(DATASET EXCERPTS):
|---|

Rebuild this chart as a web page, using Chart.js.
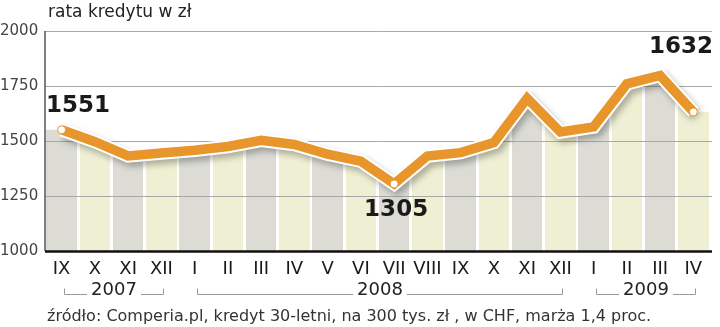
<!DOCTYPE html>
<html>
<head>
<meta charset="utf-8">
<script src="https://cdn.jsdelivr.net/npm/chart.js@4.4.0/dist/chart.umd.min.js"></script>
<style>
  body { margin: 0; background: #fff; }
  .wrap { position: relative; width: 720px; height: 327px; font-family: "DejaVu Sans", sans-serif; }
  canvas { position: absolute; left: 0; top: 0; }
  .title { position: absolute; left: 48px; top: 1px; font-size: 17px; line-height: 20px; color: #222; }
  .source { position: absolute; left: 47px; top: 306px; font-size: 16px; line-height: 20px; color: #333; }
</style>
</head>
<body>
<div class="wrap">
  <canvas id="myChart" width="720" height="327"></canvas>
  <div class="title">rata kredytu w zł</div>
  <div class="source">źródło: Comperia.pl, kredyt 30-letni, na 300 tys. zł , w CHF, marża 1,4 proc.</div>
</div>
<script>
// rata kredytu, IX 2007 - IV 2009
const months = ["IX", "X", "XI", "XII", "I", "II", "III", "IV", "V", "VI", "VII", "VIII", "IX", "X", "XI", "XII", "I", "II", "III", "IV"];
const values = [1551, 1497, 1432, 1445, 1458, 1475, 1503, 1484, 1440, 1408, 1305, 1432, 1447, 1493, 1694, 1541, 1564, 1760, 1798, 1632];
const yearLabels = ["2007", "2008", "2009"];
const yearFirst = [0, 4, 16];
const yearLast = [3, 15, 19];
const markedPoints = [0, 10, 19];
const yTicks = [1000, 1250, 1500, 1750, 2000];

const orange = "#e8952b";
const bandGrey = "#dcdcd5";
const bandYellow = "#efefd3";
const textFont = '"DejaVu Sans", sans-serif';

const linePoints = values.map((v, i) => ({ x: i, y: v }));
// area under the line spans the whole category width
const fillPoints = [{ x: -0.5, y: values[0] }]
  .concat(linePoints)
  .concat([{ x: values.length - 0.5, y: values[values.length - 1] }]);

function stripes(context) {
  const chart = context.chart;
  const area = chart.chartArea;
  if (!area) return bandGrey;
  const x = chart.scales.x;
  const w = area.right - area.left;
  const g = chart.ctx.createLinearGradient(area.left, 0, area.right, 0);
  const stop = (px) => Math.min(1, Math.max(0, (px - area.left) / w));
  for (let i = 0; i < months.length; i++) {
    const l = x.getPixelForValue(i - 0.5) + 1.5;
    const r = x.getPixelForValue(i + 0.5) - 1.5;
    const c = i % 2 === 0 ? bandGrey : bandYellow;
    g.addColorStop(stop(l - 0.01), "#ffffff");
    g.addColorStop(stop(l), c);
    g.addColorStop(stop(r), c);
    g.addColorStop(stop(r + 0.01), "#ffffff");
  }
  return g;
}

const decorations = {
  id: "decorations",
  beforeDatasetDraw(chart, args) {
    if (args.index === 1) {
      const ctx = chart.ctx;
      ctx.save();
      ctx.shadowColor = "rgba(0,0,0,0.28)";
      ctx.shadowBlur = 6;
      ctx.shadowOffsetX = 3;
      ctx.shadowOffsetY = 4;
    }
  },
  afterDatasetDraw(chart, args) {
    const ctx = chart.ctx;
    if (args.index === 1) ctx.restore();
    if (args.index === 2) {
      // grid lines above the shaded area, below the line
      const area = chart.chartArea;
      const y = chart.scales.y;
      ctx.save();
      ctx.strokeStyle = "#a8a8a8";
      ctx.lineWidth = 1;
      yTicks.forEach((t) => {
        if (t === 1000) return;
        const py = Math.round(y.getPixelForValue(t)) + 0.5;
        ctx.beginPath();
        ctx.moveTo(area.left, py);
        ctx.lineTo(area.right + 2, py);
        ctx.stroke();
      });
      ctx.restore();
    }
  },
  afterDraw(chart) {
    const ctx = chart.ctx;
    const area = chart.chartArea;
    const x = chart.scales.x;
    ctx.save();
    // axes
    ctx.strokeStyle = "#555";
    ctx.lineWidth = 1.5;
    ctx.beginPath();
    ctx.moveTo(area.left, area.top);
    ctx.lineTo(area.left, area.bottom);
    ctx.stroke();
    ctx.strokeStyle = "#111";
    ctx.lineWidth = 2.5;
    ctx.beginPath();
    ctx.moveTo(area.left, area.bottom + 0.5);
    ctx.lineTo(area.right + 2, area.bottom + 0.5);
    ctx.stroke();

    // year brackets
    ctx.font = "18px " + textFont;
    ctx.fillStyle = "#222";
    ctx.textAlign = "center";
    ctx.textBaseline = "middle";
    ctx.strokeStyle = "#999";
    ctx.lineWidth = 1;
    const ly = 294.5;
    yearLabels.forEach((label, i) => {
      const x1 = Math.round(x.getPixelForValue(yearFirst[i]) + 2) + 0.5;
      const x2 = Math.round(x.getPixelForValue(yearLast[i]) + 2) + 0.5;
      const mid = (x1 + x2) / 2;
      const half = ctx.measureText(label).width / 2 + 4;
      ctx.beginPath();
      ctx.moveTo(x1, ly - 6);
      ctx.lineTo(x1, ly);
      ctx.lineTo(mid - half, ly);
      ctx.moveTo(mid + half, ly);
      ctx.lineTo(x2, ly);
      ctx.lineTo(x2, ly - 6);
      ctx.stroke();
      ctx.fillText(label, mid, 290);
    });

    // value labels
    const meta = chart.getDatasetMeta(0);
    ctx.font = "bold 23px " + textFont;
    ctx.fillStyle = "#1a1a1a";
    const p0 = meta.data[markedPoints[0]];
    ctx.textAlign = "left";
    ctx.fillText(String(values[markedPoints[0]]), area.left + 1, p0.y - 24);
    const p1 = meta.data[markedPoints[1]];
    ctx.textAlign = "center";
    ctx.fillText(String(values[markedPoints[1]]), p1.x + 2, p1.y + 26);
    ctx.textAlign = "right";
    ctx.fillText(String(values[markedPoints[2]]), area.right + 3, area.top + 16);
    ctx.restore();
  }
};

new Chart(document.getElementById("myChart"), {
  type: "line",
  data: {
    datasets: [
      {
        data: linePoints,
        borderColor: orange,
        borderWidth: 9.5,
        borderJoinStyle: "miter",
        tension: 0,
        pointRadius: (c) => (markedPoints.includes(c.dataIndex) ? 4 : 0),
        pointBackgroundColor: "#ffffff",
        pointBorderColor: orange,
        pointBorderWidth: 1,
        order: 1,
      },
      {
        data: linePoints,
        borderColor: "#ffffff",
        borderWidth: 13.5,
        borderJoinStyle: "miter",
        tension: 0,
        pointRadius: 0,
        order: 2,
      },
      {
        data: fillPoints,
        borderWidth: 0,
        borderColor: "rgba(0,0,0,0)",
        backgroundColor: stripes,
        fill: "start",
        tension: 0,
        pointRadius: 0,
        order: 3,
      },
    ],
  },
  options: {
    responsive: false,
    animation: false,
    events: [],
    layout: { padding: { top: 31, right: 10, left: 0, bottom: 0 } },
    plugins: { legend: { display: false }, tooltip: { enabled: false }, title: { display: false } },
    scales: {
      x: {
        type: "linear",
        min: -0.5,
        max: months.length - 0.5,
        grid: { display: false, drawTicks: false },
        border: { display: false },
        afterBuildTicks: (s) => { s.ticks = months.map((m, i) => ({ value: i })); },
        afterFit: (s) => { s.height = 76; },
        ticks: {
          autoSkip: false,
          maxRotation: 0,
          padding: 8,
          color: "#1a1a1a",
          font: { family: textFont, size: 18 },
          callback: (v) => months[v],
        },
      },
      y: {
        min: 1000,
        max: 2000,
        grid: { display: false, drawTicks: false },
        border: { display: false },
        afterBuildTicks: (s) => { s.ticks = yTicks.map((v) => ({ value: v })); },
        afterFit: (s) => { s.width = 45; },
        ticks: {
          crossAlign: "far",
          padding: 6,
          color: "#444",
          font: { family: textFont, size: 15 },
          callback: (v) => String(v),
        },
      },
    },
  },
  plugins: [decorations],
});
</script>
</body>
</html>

|---|

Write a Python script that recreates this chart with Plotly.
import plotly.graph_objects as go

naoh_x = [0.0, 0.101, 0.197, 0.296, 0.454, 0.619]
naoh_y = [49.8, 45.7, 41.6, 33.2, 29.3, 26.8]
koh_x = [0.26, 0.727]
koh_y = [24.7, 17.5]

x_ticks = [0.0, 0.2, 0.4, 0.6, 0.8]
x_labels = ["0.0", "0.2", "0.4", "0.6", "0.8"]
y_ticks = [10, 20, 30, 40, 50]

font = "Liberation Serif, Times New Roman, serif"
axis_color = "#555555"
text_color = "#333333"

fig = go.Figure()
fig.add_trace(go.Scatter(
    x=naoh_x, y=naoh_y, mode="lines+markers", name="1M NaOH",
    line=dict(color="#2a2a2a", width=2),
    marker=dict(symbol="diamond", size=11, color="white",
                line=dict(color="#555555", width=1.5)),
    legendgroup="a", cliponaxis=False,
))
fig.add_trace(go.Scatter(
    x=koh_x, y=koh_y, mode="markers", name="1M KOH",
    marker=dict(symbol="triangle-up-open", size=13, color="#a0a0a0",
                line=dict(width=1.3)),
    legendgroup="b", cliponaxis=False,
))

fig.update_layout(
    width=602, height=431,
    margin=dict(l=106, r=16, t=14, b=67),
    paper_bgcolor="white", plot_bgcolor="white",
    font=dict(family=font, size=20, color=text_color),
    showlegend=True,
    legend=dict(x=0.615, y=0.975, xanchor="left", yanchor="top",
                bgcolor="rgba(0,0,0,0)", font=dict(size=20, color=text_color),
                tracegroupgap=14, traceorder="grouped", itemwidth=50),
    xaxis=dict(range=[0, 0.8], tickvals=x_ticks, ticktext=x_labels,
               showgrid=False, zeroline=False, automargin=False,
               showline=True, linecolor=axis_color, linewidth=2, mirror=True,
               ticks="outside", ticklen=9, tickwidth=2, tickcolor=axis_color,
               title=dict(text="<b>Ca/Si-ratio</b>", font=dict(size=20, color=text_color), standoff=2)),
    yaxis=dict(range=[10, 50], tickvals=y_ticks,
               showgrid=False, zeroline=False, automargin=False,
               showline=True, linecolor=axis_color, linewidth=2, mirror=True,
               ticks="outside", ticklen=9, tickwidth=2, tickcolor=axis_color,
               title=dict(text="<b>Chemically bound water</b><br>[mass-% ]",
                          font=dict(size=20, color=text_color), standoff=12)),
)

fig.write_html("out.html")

|---|

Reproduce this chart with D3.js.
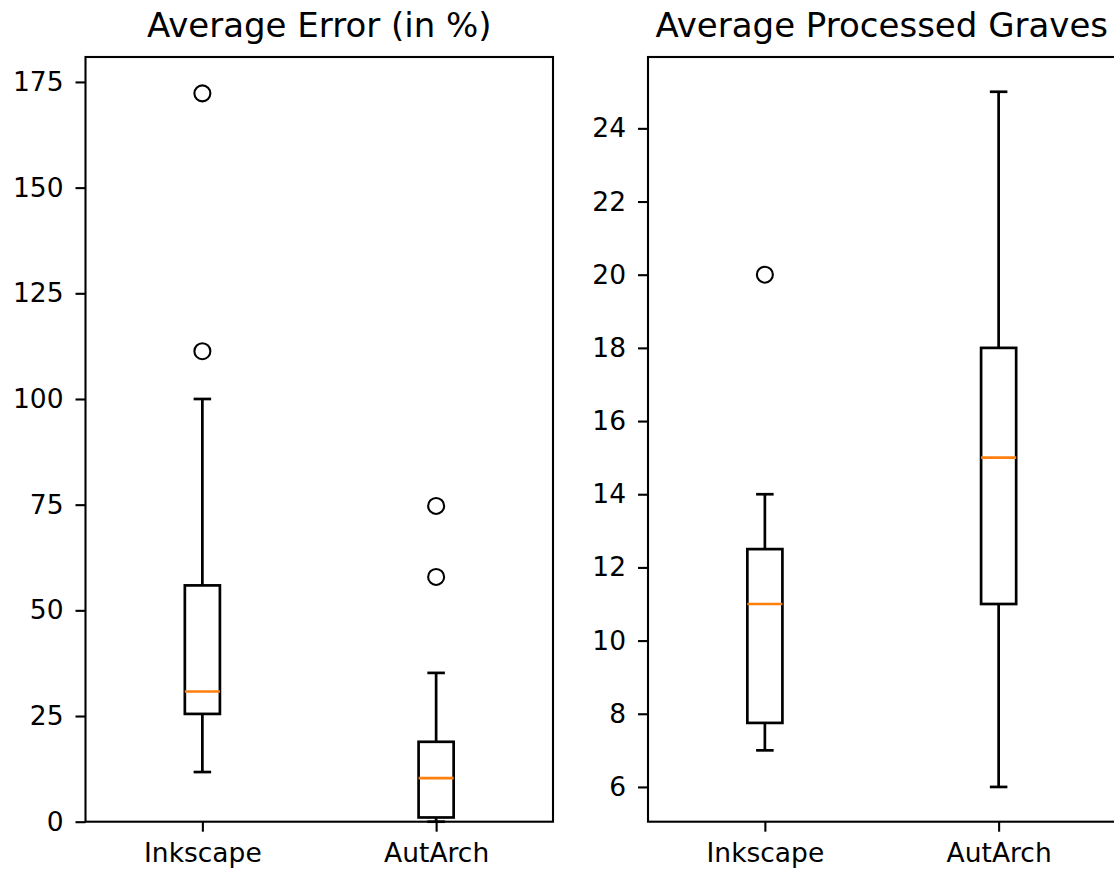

|---|

(WRITTEN EXERCISE):
Reproduce, starting at the line containing "Rebuild this chart" and stopping after the line containing "0.5, y: values[values.length", each of those lines exactly and no others; leave pictures out.

(ANSWER TO THIS TASK):
Rebuild this chart as a web page, using Chart.js.
<!DOCTYPE html>
<html>
<head>
<meta charset="utf-8">
<script src="https://cdn.jsdelivr.net/npm/chart.js@4.4.0/dist/chart.umd.min.js"></script>
<style>
  body { margin: 0; background: #fff; }
  .wrap { position: relative; width: 720px; height: 327px; font-family: "DejaVu Sans", sans-serif; }
  canvas { position: absolute; left: 0; top: 0; }
  .title { position: absolute; left: 48px; top: 1px; font-size: 17px; line-height: 20px; color: #222; }
  .source { position: absolute; left: 47px; top: 306px; font-size: 16px; line-height: 20px; color: #333; }
</style>
</head>
<body>
<div class="wrap">
  <canvas id="myChart" width="720" height="327"></canvas>
  <div class="title">rata kredytu w zł</div>
  <div class="source">źródło: Comperia.pl, kredyt 30-letni, na 300 tys. zł , w CHF, marża 1,4 proc.</div>
</div>
<script>
// rata kredytu, IX 2007 - IV 2009
const months = ["IX", "X", "XI", "XII", "I", "II", "III", "IV", "V", "VI", "VII", "VIII", "IX", "X", "XI", "XII", "I", "II", "III", "IV"];
const values = [1551, 1497, 1432, 1445, 1458, 1475, 1503, 1484, 1440, 1408, 1305, 1432, 1447, 1493, 1694, 1541, 1564, 1760, 1798, 1632];
const yearLabels = ["2007", "2008", "2009"];
const yearFirst = [0, 4, 16];
const yearLast = [3, 15, 19];
const markedPoints = [0, 10, 19];
const yTicks = [1000, 1250, 1500, 1750, 2000];

const orange = "#e8952b";
const bandGrey = "#dcdcd5";
const bandYellow = "#efefd3";
const textFont = '"DejaVu Sans", sans-serif';

const linePoints = values.map((v, i) => ({ x: i, y: v }));
// area under the line spans the whole category width
const fillPoints = [{ x: -0.5, y: values[0] }]
  .concat(linePoints)
  .concat([{ x: values.length - 0.5, y: values[values.length - 1] }]);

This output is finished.